Day 286 4/8/14: Shark Gods & The Drought of Dreams

“I’ve kept a diary, writing in it virtually every day, since 1976; beginning on November 30, 2012, I started keeping instead a series of ‘Trance Notebooks,’ as a way to transform my journal into a higher pitch of ceremony, an occasion for intensified, unmoored consciousness. Now I’m distilling the results into a sequence of assemblages….”


–Wayne Koestenbaum

I love Wayne Koestenbaum, and I love the idea of transforming the records one has kept of one’s life into something larger, stranger, full of new possibilities, a way to lead multiple existences.

I have piles and piles of journals I have kept since 1980, and I want to do something inventive with them. I had an idea that I would pick a representative sentence or two from each year and then throw all the journals away. I don’t think I have summoned the courage to do this yet, although I like the idea of only a few words like gossamer threads connecting me to the blurred past.

This morning, I began sorting through this random pile of thrift store ledgers, Barnes & Noble blank books, etc.

The volumes in which I recorded my dreams are even more difficult to part with than the books that contain transcriptions of my waking life.

Here’s a shark dream from 1999:

Walking down a crowded private beach in Malibu with a guy I didn’t really know, I spotted a dead whale in the shallow water.

Though the size of a sperm whale, the flesh was black and white like an Orca.

I pointed and announced the obvious.

“Oh, look! A beached whale.”

We waded out into the shallows to take a closer look. Up close, we discovered that although the body of the whale was real, the insides had been hollowed out and converted into a research station.

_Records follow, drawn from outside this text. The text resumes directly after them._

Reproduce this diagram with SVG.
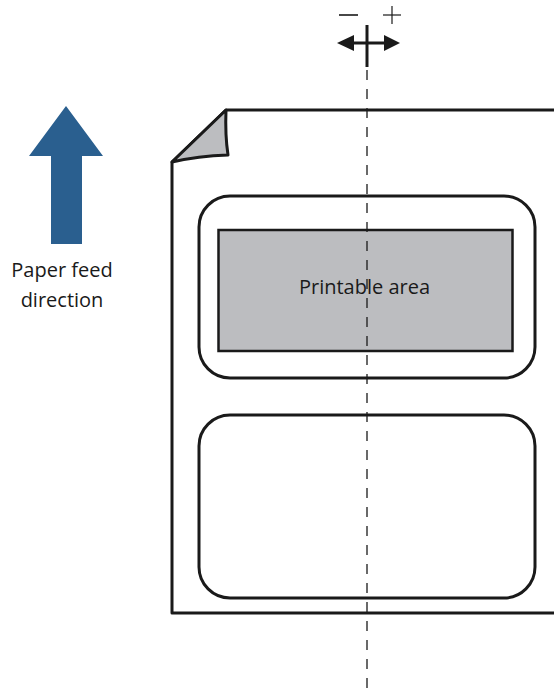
<svg xmlns="http://www.w3.org/2000/svg" width="554" height="691" viewBox="0 0 554 691">
<style>
.ln{fill:none;stroke:#1a1a1a;stroke-width:3;stroke-linejoin:round}
.txt{font-family:"Open Sans","Noto Sans",sans-serif;font-size:20px;fill:#1a1a1a}
</style>
<rect width="554" height="691" fill="#ffffff"/>
<g id="feed-arrow">
<polygon points="66,106 103,156 82,156 82,244 51,244 51,156 29,156" fill="#2a5f8f"/>
<text class="txt" x="62" y="277" text-anchor="middle">Paper feed</text>
<text class="txt" x="62" y="307" text-anchor="middle">direction</text>
</g>
<g id="paper">
<path class="ln" d="M554,110 H226 L172,162 V613 H554"/>
<path d="M226,110 Q225,135 228,155 Q198,156 172,162 Z" fill="#bcbdc0" stroke="#1a1a1a" stroke-width="3" stroke-linejoin="round"/>
</g>
<g id="label1">
<rect class="ln" x="199" y="196" width="336" height="182" rx="31"/>
<rect x="218.5" y="230" width="294" height="121" fill="#bcbdc0" stroke="#1a1a1a" stroke-width="2.5"/>
<text class="txt" x="364.5" y="294" text-anchor="middle">Printable area</text>
</g>
<g id="label2">
<rect class="ln" x="199" y="415" width="336" height="183" rx="31"/>
</g>
<g id="connectors">
<line x1="367" y1="70" x2="367" y2="691" stroke="#1a1a1a" stroke-width="1.3" stroke-dasharray="10 9"/>
<line x1="367" y1="25" x2="367" y2="67" stroke="#1a1a1a" stroke-width="3"/>
<line x1="348" y1="43" x2="390" y2="43" stroke="#1a1a1a" stroke-width="3"/>
<polygon points="337,43 354,35 354,51" fill="#1a1a1a"/>
<polygon points="400,43 384,35 384,51" fill="#1a1a1a"/>
<line x1="339" y1="15" x2="358" y2="15" stroke="#1a1a1a" stroke-width="1.6"/>
<line x1="383" y1="15" x2="401" y2="15" stroke="#1a1a1a" stroke-width="1.2"/>
<line x1="392" y1="6" x2="392" y2="24" stroke="#1a1a1a" stroke-width="1.2"/>
</g>
</svg>
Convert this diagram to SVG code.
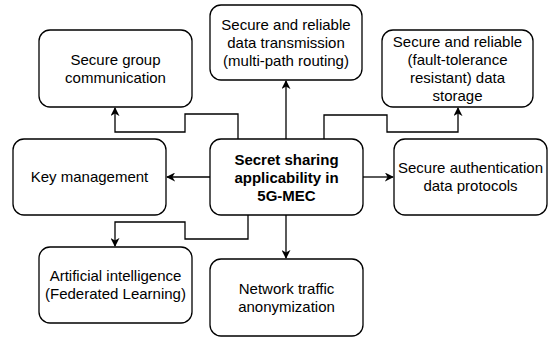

“Why doesn’t it smell?” I asked.

My friend ran his hand over the whale. “It appears to be covered in some kind of shellac.”

The whale rocked a little. “A great white is feeding on the underside,” he said.

No sooner had he made this observation, than the great white shark rose from the shallows and turned into a man.

At that moment in the dream, I recalled another dream I’d had in high school in which a dolphin sped from the open sea into the tidal break where he turned into a gorgeous Greek God type—sleek and chiseled.

However, this shark-man was no Adonis, but a grinning, buck-toothed flower child with long hair, a headband with a daisy stuck in it, and a frock over his pants—basically a hippie from central casting.

We became friends.

I wondered if his sudden transformation was a kind of omen, if it meant that other sharks might come.

Sometimes sitting next to him in the research station inside the whale’s body, I’d notice from the corner of my eye that his head had turned back into a shark’s head with grinning, crooked teeth.

Eventually, my companion and I had to leave the beach, return to our inland lives, and my hippie changeling slipped back into the water and returned to his shark form as my dolphin-man had done so many years ago.

But my nameless companion and I never forgot the shark-man. In the company of friends, in the post-dinner warmth of a kitchen, as one of us dried the dishes the other might tell the story. There was always laughter, always disbelief, but we’d quietly assert the reality of what we’d seen.

“No,” we’d say. “He was real. Right out of the water. A shark, then a man, then a shark again.”

There is probably an ancient story somewhere that explains the pull of original form, the inability of the animal spirit to stay in the human body for a prolonged period of time. And that’s why I love dreaming. We get to participate in stories beyond the bounds of our memory, stories that are somehow also our birthright, our very nature. We know them without understanding them. We filter myths through weird pop culture images.

Is it any wonder during this prolonged drought of dreams, that I feel somehow less human, less animal, less alive?